A few months back the American Academy of Pediatrics issued a statement regarding adoption records.  It’s not unequivocal good news since it contains the caveat “unless specifically denied by the birthparents.” I’m a birthmother, not an adoptee, but I’m pretty sure many adoptees viewed this as only a partial victory. What strikes me is that it was the American Academy of Pediatrics that came forward to voice their (partial) support for open records. My research cannot find a similar policy statement issue by the American Medical Association. Doesn’t their silence perpetuate society’s view of adult adoptees as children? As a person grows older, doesn’t medical history become even more important?

 

Adoption. It’s Huge.

 

imagesI’ve been taking a break from blogging here most of the past month. I’ve been to Albuquerque and to Santa Barbara for T’ai Chi Chih retreats, and I’ve done some traveling with friends in Hawaii. And the thing that usually happens happened. I meet new people, strike up a conversation, and more often than not, I find out that the person I’m talking to is either an adoptee or a birthmother. So many of us or those we are close to have been caught up in adoption.

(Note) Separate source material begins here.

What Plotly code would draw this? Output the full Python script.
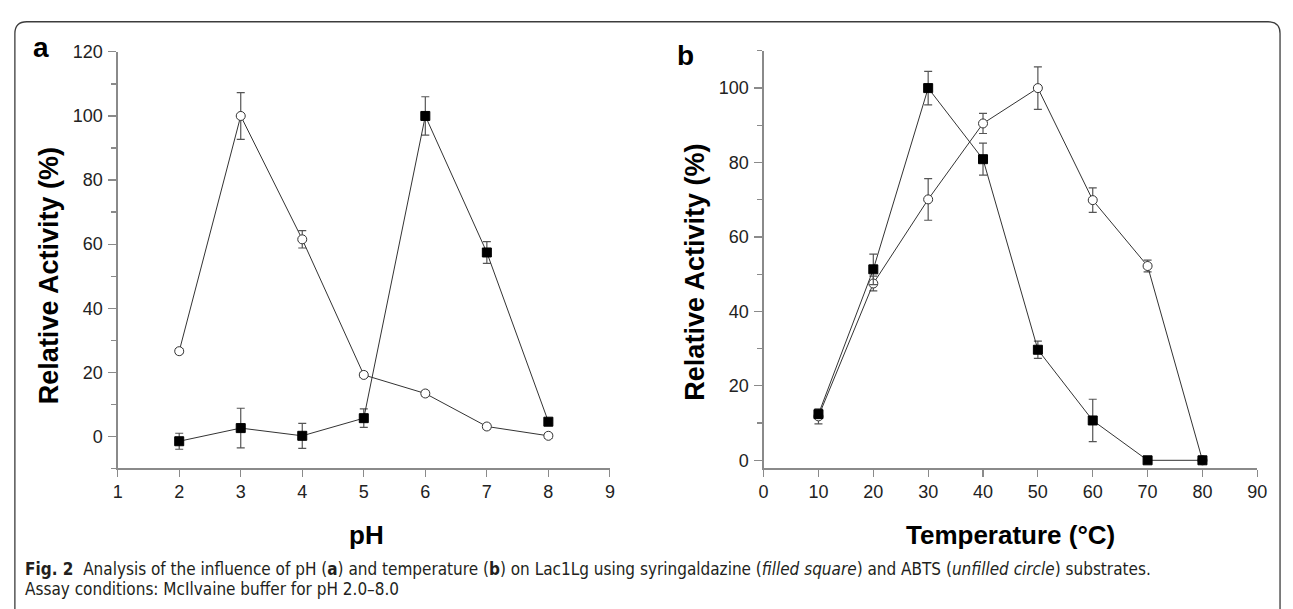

On the plane to Albuquerque, it was obvious the guy next to me wanted to talk. Business cards were exchanged. He stared at my card (the front image is the cover of my book) and out spooled a stream of questions. It turned out that his best friend is an adoptee and had recently seen a lot of ups and downs with reunion. On Maui, one of the people in our group was an adoptee. Also in Santa Barbara.

When others in a group setting are party to these encounters and learn that I surrendered a child for adoption, the most common comment is something like “Oh, what a wonderful generous thing you did!” A few years ago, I would have mumbled some sort of sheepish reply and changed the subject. These days I’m much more comfortable telling people that it wasn’t like that at all. That I didn’t give up my son to be kind or generous. I tell them I had to in order to survive. I tell them what it was like living in a town of 3000 Catholics in 1970, and how my family would have been ruined. More often than not people seem to get it. It’s not just birthmothers who drank the kool-aid, believing we were doing what was best. The adoption industry has been  really thorough at handing out samples of that beverage to everyone. It always feels good to tell the truth about it.